Every once in a while, assets in a particular security jump in a single-day creation and it makes you wonder, How or why did that happen?

Such was the case Tuesday with the UBS AG FI Enhanced Big Cap Growth ETN (FBG), an exchange-traded note that serves up twice the returns of the Russell 1000 Growth Index Total Return. It pulled in $621 million , lifting its assets 3 ½ times to $862 million in what appears to have been one huge trade.

Folks at UBS didn’t want to talk about the creation when we asked, but they didn’t deny that it actually happened. So it’s pretty much fair to say that it did happen.

Therefore, it’s also fair to ask why any investor would want to own FBG when you consider how expensive it is.

FBG costs 1.20 percent a year, or almost a third more than the 0.91 percent annual expense ratio on the ProShares Ultra S'P500 ETF (SSO), a somewhat similar security that offers up double exposure to U.S. large-caps, but in an ETF and rebalanced daily instead of monthly.

It comes down to the nature of ETNs, which do share with ETFs the hugely important creation-redemption mechanism that keeps their market prices converging with their net asset values as a matter of course.
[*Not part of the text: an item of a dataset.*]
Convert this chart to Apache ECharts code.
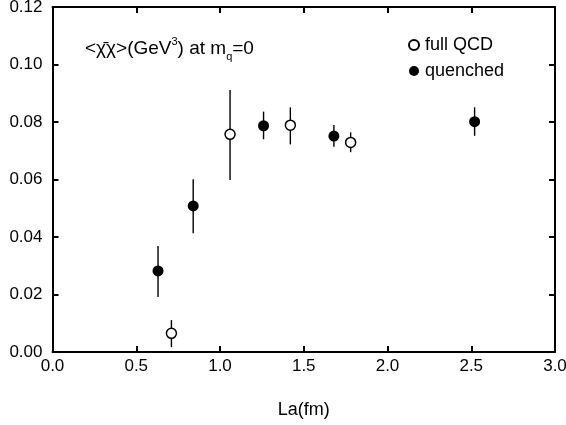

The similarities pretty much end there.

The problem is that with a few notable exceptions, ETNs are usually highly boutiquey securities with off-the-beaten-track strategies that aren’t likely to attract a huge following.
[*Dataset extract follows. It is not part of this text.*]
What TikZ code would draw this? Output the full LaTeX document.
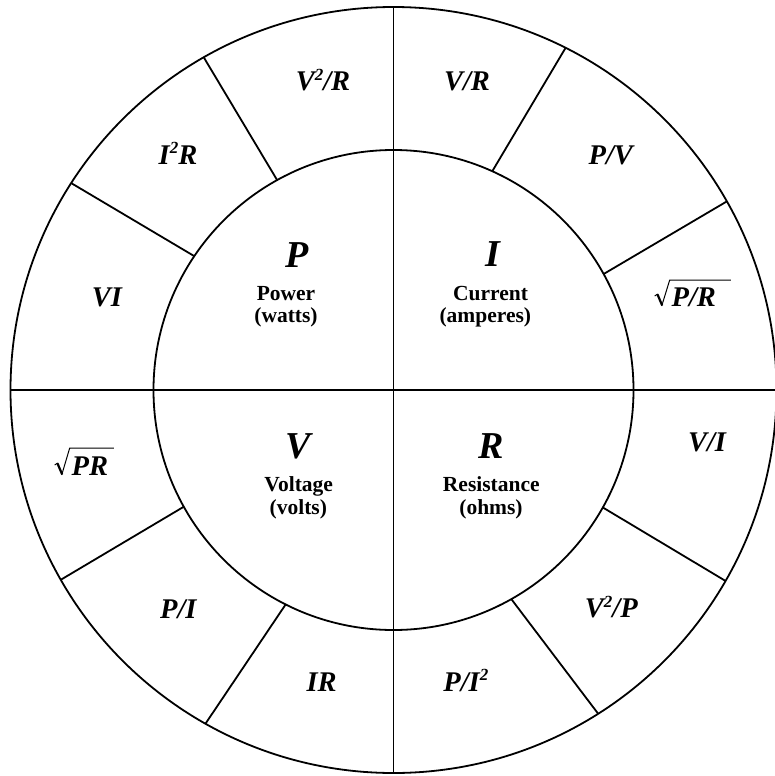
\documentclass[tikz,border=0pt]{standalone}
\usepackage{fontspec}
\setmainfont{Liberation Serif}
\usetikzlibrary{calc}
\newcommand\sq{\raisebox{0.37em}{\fontsize{17}{17}\selectfont 2}}
\begin{document}
\begin{tikzpicture}[x=1pt,y=-1pt,line width=1.8pt,
  bigsym/.style={font=\bfseries\itshape\fontsize{38}{42}\selectfont,inner sep=0pt,anchor=base},
  formula/.style={font=\bfseries\itshape\fontsize{28.5}{32}\selectfont,inner sep=0pt,anchor=base},
  qname/.style={font=\bfseries\fontsize{21.5}{24}\selectfont,inner sep=0pt,anchor=base},
  radthin/.style={line width=1pt,line join=miter},
  radthick/.style={line width=2.2pt}]
\useasboundingbox (0,0) rectangle (775,776);
\coordinate (O) at (393.5,390);
\draw (O) circle (383pt);
\draw (O) circle (240pt);
\draw ($(O)+(-383,0)$) -- ($(O)+(383,0)$);
\draw ($(O)+(0,-383)$) -- ($(O)+(0,383)$);
% dividers
\draw ($(O)+(241:240)$) -- ($(O)+(240.3:383)$);
\draw ($(O)+(213.9:240)$) -- ($(O)+(212.7:383)$);
\draw ($(O)+(294.3:240)$) -- ($(O)+(296.7:383)$);
\draw ($(O)+(331.1:240)$) -- ($(O)+(330.5:383)$);
\draw ($(O)+(150.9:240)$) -- ($(O)+(150.3:383)$);
\draw ($(O)+(116.7:240)$) -- ($(O)+(119.4:383)$);
\draw ($(O)+(29.3:240)$) -- ($(O)+(29.9:383)$);
\draw ($(O)+(60.6:240)$) -- ($(O)+(57.7:383)$);
% quadrant P
\node[bigsym] (P) at (297,267.7) {P};
\node[qname] (Pn) at (286,300) {Power};
\node[qname] (Pu) at (286,322.7) {(watts)};
\node[formula] (f1) at (323,90.7) {V\sq/R};
\node[formula] (f2) at (178,164) {I\sq R};
\node[formula] (f3) at (107,306.7) {VI};
% quadrant I
\node[bigsym] (I) at (493.3,266.7) {I};
\node[qname] (In) at (490.5,300) {Current};
\node[qname] (Iu) at (485.3,322.7) {(amperes)};
\node[formula] (f4) at (467,90.7) {V/R};
\node[formula] (f5) at (610.8,164) {P/V};
\node[formula,anchor=base west] (f6) at (670.7,306) {P/R};
\draw[radthin] ($(f6.base west)+(-16,-10)$) -- ++(3,-2);
\draw[radthick] ($(f6.base west)+(-13.3,-11.8)$) -- ($(f6.base west)+(-8.5,-0.5)$);
\draw[radthin] ($(f6.base west)+(-9,0)$) -- ($(f6.base west)+(-1,-26)$) -- ($(f6.base east)+(14,-26)$);
% quadrant V
\node[bigsym] (V) at (298.3,458.3) {V};
\node[qname] (Vn) at (298.7,491) {Voltage};
\node[qname] (Vu) at (298.3,514.3) {(volts)};
\node[formula,anchor=base west] (f7) at (70.7,475) {PR};
\draw[radthin] ($(f7.base west)+(-16,-10)$) -- ++(3,-2);
\draw[radthick] ($(f7.base west)+(-13.3,-11.8)$) -- ($(f7.base west)+(-8.5,-0.5)$);
\draw[radthin] ($(f7.base west)+(-9,0)$) -- ($(f7.base west)+(-1,-27)$) -- ($(f7.base east)+(5,-27)$);
\node[formula] (f8) at (178.3,618.3) {P/I};
\node[formula] (f9) at (321.7,691) {IR};
% quadrant R
\node[bigsym] (R) at (491,458.3) {R};
\node[qname] (Rn) at (491.3,491) {Resistance};
\node[qname] (Ru) at (491,514.3) {(ohms)};
\node[formula] (f10) at (707,451) {V/I};
\node[formula] (f11) at (611.3,617.7) {V\sq/P};
\node[formula] (f12) at (465.8,691) {P/I\sq};
\end{tikzpicture}
\end{document}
Instead, ETNs often cater to the desires of a particular client, much like the “structured securities” that have been popular niche products for big Wall Street firms in recent years.

It’s not clear if clients approach the investment banks or if it’s the other way around.

But, except for hugely popular ETNs—such as the $1.43 billion iPath S'P 500 VIX Short-Term Futures ETN (VXX), which a fair number of investors use as portfolio insurance against volatility—it’s clear that most ETNs are simply the result of some discussion that’s confined to the inner bowels of large financial firms such as UBS.

So it goes that FBG’s huge $621 million creation may well remain a mystery in perpetuity.

But this much is no mystery:During the holder’s first two days of ownership when the markets fell amid concerns about flagging growth, FBG fell by almost 7 percent, with the extra loss a function of the double exposure.